• _Dataset extract_:
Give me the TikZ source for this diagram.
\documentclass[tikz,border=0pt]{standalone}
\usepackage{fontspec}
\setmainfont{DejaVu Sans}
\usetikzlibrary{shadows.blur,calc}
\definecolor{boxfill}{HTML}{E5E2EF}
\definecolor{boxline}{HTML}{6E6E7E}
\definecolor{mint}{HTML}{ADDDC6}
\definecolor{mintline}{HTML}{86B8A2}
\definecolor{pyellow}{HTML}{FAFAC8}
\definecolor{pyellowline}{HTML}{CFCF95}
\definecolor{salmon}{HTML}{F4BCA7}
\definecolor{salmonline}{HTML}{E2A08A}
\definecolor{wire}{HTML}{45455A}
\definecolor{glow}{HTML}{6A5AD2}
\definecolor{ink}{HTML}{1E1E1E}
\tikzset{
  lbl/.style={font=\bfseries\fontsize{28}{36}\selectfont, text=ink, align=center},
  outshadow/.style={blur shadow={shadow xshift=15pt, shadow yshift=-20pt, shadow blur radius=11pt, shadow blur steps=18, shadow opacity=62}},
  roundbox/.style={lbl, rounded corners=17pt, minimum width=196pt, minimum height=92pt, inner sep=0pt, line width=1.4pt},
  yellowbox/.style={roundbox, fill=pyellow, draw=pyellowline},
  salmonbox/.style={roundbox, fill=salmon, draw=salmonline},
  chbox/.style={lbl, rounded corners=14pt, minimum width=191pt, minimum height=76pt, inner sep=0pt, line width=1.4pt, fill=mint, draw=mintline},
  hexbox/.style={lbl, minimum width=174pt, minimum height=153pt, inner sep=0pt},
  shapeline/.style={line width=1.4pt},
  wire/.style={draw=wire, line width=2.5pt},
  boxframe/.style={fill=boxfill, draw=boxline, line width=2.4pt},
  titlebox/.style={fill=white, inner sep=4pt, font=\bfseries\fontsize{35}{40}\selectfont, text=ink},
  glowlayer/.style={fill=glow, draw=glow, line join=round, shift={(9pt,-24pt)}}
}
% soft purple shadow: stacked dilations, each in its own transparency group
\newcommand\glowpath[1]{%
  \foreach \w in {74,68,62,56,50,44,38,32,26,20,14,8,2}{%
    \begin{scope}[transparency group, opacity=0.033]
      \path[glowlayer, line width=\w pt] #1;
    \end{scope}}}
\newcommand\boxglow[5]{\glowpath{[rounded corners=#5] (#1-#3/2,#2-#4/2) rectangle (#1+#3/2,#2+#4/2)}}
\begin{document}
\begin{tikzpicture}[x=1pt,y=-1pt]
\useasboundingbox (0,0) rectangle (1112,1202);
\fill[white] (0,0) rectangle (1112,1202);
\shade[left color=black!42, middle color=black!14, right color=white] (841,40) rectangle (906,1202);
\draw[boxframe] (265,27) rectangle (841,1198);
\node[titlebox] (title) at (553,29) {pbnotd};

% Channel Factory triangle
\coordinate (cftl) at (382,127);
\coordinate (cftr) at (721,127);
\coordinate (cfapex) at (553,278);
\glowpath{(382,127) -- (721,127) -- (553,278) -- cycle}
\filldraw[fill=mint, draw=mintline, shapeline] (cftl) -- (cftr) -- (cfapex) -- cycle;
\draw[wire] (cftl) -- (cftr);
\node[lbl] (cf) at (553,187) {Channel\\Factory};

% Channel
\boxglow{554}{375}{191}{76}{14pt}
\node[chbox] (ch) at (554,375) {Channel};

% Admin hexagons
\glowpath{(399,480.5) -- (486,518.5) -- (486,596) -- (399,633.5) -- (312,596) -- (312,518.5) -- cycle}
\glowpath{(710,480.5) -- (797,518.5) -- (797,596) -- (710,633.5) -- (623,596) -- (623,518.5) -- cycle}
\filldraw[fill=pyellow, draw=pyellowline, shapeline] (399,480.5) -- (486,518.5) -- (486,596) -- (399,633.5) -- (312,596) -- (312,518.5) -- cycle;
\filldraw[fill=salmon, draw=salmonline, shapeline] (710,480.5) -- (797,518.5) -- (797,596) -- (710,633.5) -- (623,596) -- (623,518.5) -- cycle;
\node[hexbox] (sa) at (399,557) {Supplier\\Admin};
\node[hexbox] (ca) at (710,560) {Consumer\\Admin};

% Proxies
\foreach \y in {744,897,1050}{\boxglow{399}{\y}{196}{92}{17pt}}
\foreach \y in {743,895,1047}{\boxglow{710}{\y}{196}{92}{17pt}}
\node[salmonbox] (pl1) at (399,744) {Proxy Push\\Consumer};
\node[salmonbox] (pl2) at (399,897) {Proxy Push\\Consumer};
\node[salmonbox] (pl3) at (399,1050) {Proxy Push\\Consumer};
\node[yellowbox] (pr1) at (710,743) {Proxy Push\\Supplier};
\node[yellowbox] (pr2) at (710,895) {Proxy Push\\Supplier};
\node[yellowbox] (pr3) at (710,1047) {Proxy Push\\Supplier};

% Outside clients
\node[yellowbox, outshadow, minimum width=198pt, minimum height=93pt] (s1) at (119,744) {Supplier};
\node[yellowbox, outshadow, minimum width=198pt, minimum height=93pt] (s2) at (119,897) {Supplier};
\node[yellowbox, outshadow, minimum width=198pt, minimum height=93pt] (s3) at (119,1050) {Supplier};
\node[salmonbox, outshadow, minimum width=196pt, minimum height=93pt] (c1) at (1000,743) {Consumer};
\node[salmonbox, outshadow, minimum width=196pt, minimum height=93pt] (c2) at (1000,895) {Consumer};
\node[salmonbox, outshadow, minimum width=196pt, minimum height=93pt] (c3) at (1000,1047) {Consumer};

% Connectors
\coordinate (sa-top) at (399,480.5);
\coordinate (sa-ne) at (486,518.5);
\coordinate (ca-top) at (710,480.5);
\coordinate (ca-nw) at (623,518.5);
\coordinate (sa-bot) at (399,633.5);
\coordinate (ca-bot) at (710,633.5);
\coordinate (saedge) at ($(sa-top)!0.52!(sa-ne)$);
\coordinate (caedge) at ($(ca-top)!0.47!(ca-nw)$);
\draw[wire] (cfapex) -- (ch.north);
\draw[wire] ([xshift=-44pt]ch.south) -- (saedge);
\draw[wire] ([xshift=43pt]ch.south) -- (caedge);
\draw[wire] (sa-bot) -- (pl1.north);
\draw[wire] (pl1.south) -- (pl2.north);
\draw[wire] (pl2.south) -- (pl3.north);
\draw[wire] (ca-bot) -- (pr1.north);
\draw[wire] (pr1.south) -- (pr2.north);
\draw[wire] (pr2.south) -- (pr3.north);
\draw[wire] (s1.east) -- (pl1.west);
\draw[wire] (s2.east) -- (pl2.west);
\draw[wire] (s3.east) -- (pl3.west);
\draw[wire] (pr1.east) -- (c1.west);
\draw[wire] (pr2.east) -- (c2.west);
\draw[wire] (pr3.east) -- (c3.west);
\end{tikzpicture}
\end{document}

• _What needs to be done_: Return the full listing, character for character.

• _Complete output_:
Give me the TikZ source for this diagram.
\documentclass[tikz,border=0pt]{standalone}
\usepackage{fontspec}
\setmainfont{DejaVu Sans}
\usetikzlibrary{shadows.blur,calc}
\definecolor{boxfill}{HTML}{E5E2EF}
\definecolor{boxline}{HTML}{6E6E7E}
\definecolor{mint}{HTML}{ADDDC6}
\definecolor{mintline}{HTML}{86B8A2}
\definecolor{pyellow}{HTML}{FAFAC8}
\definecolor{pyellowline}{HTML}{CFCF95}
\definecolor{salmon}{HTML}{F4BCA7}
\definecolor{salmonline}{HTML}{E2A08A}
\definecolor{wire}{HTML}{45455A}
\definecolor{glow}{HTML}{6A5AD2}
\definecolor{ink}{HTML}{1E1E1E}
\tikzset{
  lbl/.style={font=\bfseries\fontsize{28}{36}\selectfont, text=ink, align=center},
  outshadow/.style={blur shadow={shadow xshift=15pt, shadow yshift=-20pt, shadow blur radius=11pt, shadow blur steps=18, shadow opacity=62}},
  roundbox/.style={lbl, rounded corners=17pt, minimum width=196pt, minimum height=92pt, inner sep=0pt, line width=1.4pt},
  yellowbox/.style={roundbox, fill=pyellow, draw=pyellowline},
  salmonbox/.style={roundbox, fill=salmon, draw=salmonline},
  chbox/.style={lbl, rounded corners=14pt, minimum width=191pt, minimum height=76pt, inner sep=0pt, line width=1.4pt, fill=mint, draw=mintline},
  hexbox/.style={lbl, minimum width=174pt, minimum height=153pt, inner sep=0pt},
  shapeline/.style={line width=1.4pt},
  wire/.style={draw=wire, line width=2.5pt},
  boxframe/.style={fill=boxfill, draw=boxline, line width=2.4pt},
  titlebox/.style={fill=white, inner sep=4pt, font=\bfseries\fontsize{35}{40}\selectfont, text=ink},
  glowlayer/.style={fill=glow, draw=glow, line join=round, shift={(9pt,-24pt)}}
}
% soft purple shadow: stacked dilations, each in its own transparency group
\newcommand\glowpath[1]{%
  \foreach \w in {74,68,62,56,50,44,38,32,26,20,14,8,2}{%
    \begin{scope}[transparency group, opacity=0.033]
      \path[glowlayer, line width=\w pt] #1;
    \end{scope}}}
\newcommand\boxglow[5]{\glowpath{[rounded corners=#5] (#1-#3/2,#2-#4/2) rectangle (#1+#3/2,#2+#4/2)}}
\begin{document}
\begin{tikzpicture}[x=1pt,y=-1pt]
\useasboundingbox (0,0) rectangle (1112,1202);
\fill[white] (0,0) rectangle (1112,1202);
\shade[left color=black!42, middle color=black!14, right color=white] (841,40) rectangle (906,1202);
\draw[boxframe] (265,27) rectangle (841,1198);
\node[titlebox] (title) at (553,29) {pbnotd};

% Channel Factory triangle
\coordinate (cftl) at (382,127);
\coordinate (cftr) at (721,127);
\coordinate (cfapex) at (553,278);
\glowpath{(382,127) -- (721,127) -- (553,278) -- cycle}
\filldraw[fill=mint, draw=mintline, shapeline] (cftl) -- (cftr) -- (cfapex) -- cycle;
\draw[wire] (cftl) -- (cftr);
\node[lbl] (cf) at (553,187) {Channel\\Factory};

% Channel
\boxglow{554}{375}{191}{76}{14pt}
\node[chbox] (ch) at (554,375) {Channel};

% Admin hexagons
\glowpath{(399,480.5) -- (486,518.5) -- (486,596) -- (399,633.5) -- (312,596) -- (312,518.5) -- cycle}
\glowpath{(710,480.5) -- (797,518.5) -- (797,596) -- (710,633.5) -- (623,596) -- (623,518.5) -- cycle}
\filldraw[fill=pyellow, draw=pyellowline, shapeline] (399,480.5) -- (486,518.5) -- (486,596) -- (399,633.5) -- (312,596) -- (312,518.5) -- cycle;
\filldraw[fill=salmon, draw=salmonline, shapeline] (710,480.5) -- (797,518.5) -- (797,596) -- (710,633.5) -- (623,596) -- (623,518.5) -- cycle;
\node[hexbox] (sa) at (399,557) {Supplier\\Admin};
\node[hexbox] (ca) at (710,560) {Consumer\\Admin};

% Proxies
\foreach \y in {744,897,1050}{\boxglow{399}{\y}{196}{92}{17pt}}
\foreach \y in {743,895,1047}{\boxglow{710}{\y}{196}{92}{17pt}}
\node[salmonbox] (pl1) at (399,744) {Proxy Push\\Consumer};
\node[salmonbox] (pl2) at (399,897) {Proxy Push\\Consumer};
\node[salmonbox] (pl3) at (399,1050) {Proxy Push\\Consumer};
\node[yellowbox] (pr1) at (710,743) {Proxy Push\\Supplier};
\node[yellowbox] (pr2) at (710,895) {Proxy Push\\Supplier};
\node[yellowbox] (pr3) at (710,1047) {Proxy Push\\Supplier};

% Outside clients
\node[yellowbox, outshadow, minimum width=198pt, minimum height=93pt] (s1) at (119,744) {Supplier};
\node[yellowbox, outshadow, minimum width=198pt, minimum height=93pt] (s2) at (119,897) {Supplier};
\node[yellowbox, outshadow, minimum width=198pt, minimum height=93pt] (s3) at (119,1050) {Supplier};
\node[salmonbox, outshadow, minimum width=196pt, minimum height=93pt] (c1) at (1000,743) {Consumer};
\node[salmonbox, outshadow, minimum width=196pt, minimum height=93pt] (c2) at (1000,895) {Consumer};
\node[salmonbox, outshadow, minimum width=196pt, minimum height=93pt] (c3) at (1000,1047) {Consumer};

% Connectors
\coordinate (sa-top) at (399,480.5);
\coordinate (sa-ne) at (486,518.5);
\coordinate (ca-top) at (710,480.5);
\coordinate (ca-nw) at (623,518.5);
\coordinate (sa-bot) at (399,633.5);
\coordinate (ca-bot) at (710,633.5);
\coordinate (saedge) at ($(sa-top)!0.52!(sa-ne)$);
\coordinate (caedge) at ($(ca-top)!0.47!(ca-nw)$);
\draw[wire] (cfapex) -- (ch.north);
\draw[wire] ([xshift=-44pt]ch.south) -- (saedge);
\draw[wire] ([xshift=43pt]ch.south) -- (caedge);
\draw[wire] (sa-bot) -- (pl1.north);
\draw[wire] (pl1.south) -- (pl2.north);
\draw[wire] (pl2.south) -- (pl3.north);
\draw[wire] (ca-bot) -- (pr1.north);
\draw[wire] (pr1.south) -- (pr2.north);
\draw[wire] (pr2.south) -- (pr3.north);
\draw[wire] (s1.east) -- (pl1.west);
\draw[wire] (s2.east) -- (pl2.west);
\draw[wire] (s3.east) -- (pl3.west);
\draw[wire] (pr1.east) -- (c1.west);
\draw[wire] (pr2.east) -- (c2.west);
\draw[wire] (pr3.east) -- (c3.west);
\end{tikzpicture}
\end{document}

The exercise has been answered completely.